Tomato and Cucumber Salad with Kakhetian Oil
Summer lunches in Georgia inevitably include a simple salad of ripe tomatoes and cucumbers dressed with sunflower oil from the Kakheti region. This might sound unremarkable until you taste Georgian tomatoes at their peak, grown in mineral-rich soil and ripened under intense sun. The Kakhetian oil, pressed from sunflower seeds grown in the same region, carries a distinctive nuttiness that transforms the salad.
Fresh herbs play a crucial role. Basil, cilantro, and tarragon get torn and scattered generously. Sliced onions add sharpness. The dressing remains simple: oil, a splash of wine vinegar, and salt. No elaborate preparations are needed when ingredients reach this quality. This salad appears alongside nearly every Georgian lunch as a refreshing counterpoint to richer dishes.
Traditional Beverages to Accompany Lunch
Georgian lunch beverages extend beyond the obvious choice of wine, though wine certainly dominates. Lemonade made from tarragon, called tarkhun, provides a bright green, herbaceous refreshment unlike anything in Western cuisine. Kompot, a lightly sweetened fruit drink made from whatever fruit is in season, appears at family meals throughout the country.
Consumer spending on food away from home continues increasing in Georgia, with limited-service restaurants experiencing significant growth. This shift has introduced more casual beverage options, though traditional choices remain popular. Borjomi mineral water, naturally carbonated and distinctively salty, aids digestion after heavy meals.
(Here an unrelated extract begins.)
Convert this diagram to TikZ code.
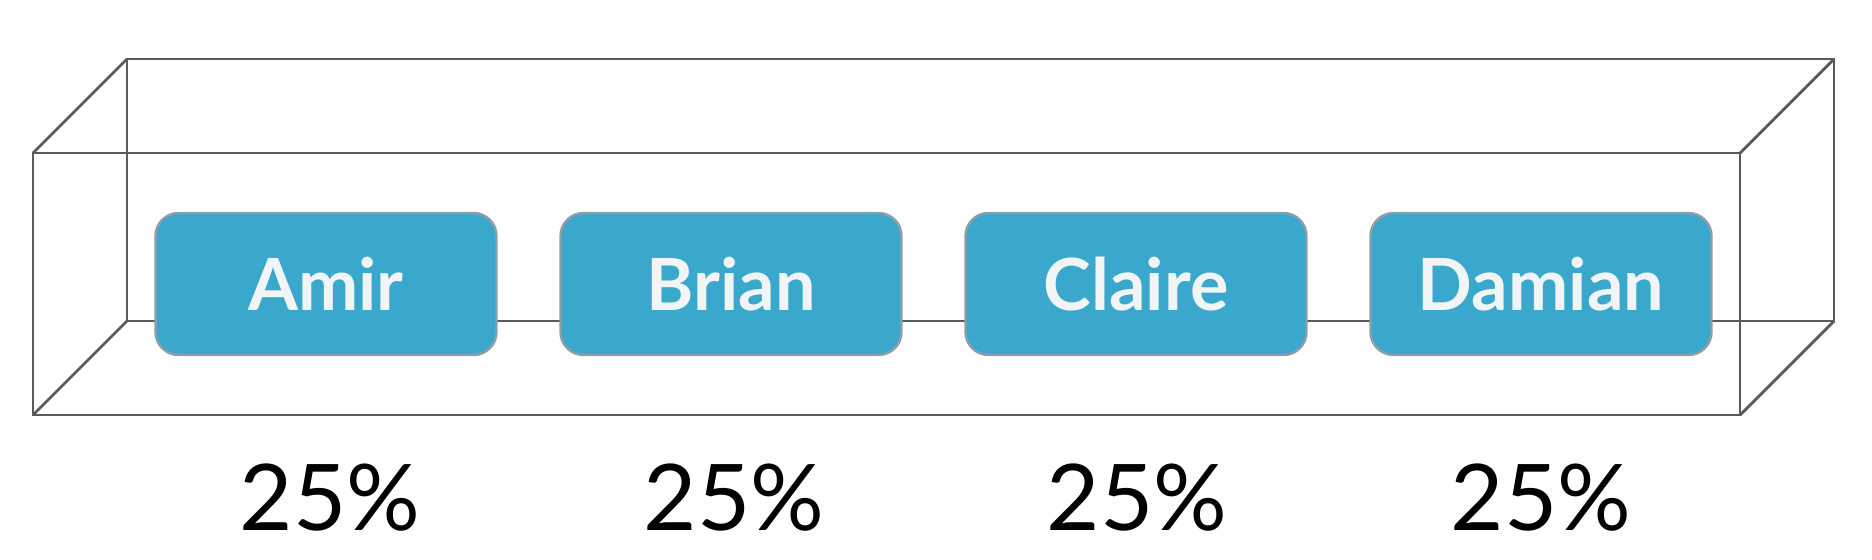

Matsoni, a tangy yogurt drink similar to kefir, provides probiotics and refreshment.
Wine with lunch remains acceptable in Georgian culture, though the quantities consumed have moderated from previous generations. A small carafe of amber-colored qvevri wine, fermented in clay vessels buried underground, might accompany a weekday lunch without raising eyebrows. The Georgian approach to wine emphasizes integration with food rather than separate appreciation.
Georgian lunch offers a masterclass in how food can carry cultural identity across generations. From the communal sharing of dishes to the regional pride in local specialties, every element reflects values that have sustained this small nation through centuries of challenges. Whether you're grabbing khachapuri from a Tbilisi street vendor or sitting down to a proper meal of khinkali and mtsvadi, you're participating in traditions that predate most Western culinary customs. The question of what Georgians eat for lunch has no single answer, but every answer reveals something essential about a culture that treats every meal as an opportunity for connection.